No. 2 seed Maryland (23-6, 12-4 Big Ten) vs. No. 7 Indiana (17-13, 9-7)
When: Friday, 6:30 p.m.
Site: Bankers Life Fieldhouse, Indianapolis
TV/Video: Mid-Atlantic Sports Network, BTN2Go
Series: Maryland leads 5-0
What's at stake: For the first time since joining the Big Ten Conference in 2014, the Terps enter the league tournament without at least a share of the regular-season title. More urgently, they also begin postseason play without a home game in the NCAA tournament assured. Only the selection committee’s top 16 seeds earn the right to host opening-weekend games in the Big Dance; as of Thursday, Maryland was a No. 5 seed in ESPN.com’s latest bracket projection. To return to College Park after the Big Ten tournament, the Terps need to make a run in Indianapolis. If chalk holds in the tournament, Maryland would have a chance to add wins against three teams ranked in the top 60 in the Rating Percentage Index: the Hoosiers (No. 54), No. 3 seed Nebraska (No. 63) and No. 1 seed Ohio State (No. 6). A fourth straight Big Ten tournament crown would be nice, but coach Brenda Frese might prefer an eighth straight NCAA tournament appearance in College Park.
Key matchup: Maryland’s defense against Indiana senior guard Tyra Buss.

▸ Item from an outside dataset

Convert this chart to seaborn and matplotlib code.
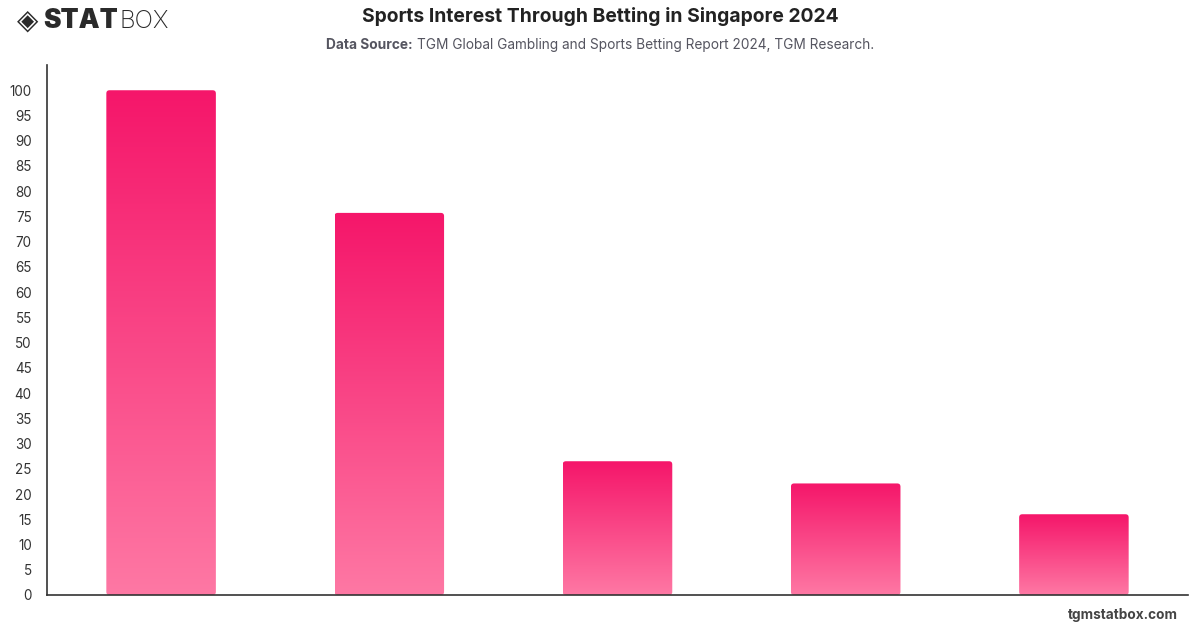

A three-time first-team All-Big Ten selection, Buss scored at least 27 points in five of her final nine regular-season games, including a combined 73 in back-to-back upsets of Nebraska and Minnesota. The Hoosiers’ Jan. 16 loss at Maryland was a different story. Not only did Buss finish with just 14 points and four turnovers, she also took just 13 field-goal attempts, tied for her third fewest in Big Ten play. Credit the sticky defense of Terps sophomore wing Kaila Charles, who's long enough (6 feet 1) to bother Buss’ outside shooting (35.4 percent) and agile enough to stay in front of her. Buss played all 60 minutes in Indiana’s quadruple-overtime win Thursday against No. 10 seed Michigan State — the longest game in tournament history — so there might not be much gas left in the tank.
Player to watch: Eleanna Christinaki enters the Big Ten tournament in maybe the worst slump of her career. After shooting 43.3 percent over her freshman and shortened sophomore seasons at Florida, the junior wing is down to 37.7 percent from the field with the Terps. Maryland doesn’t have many options off the bench; the team can’t afford to have one of its higher-usage players also be among its least efficient.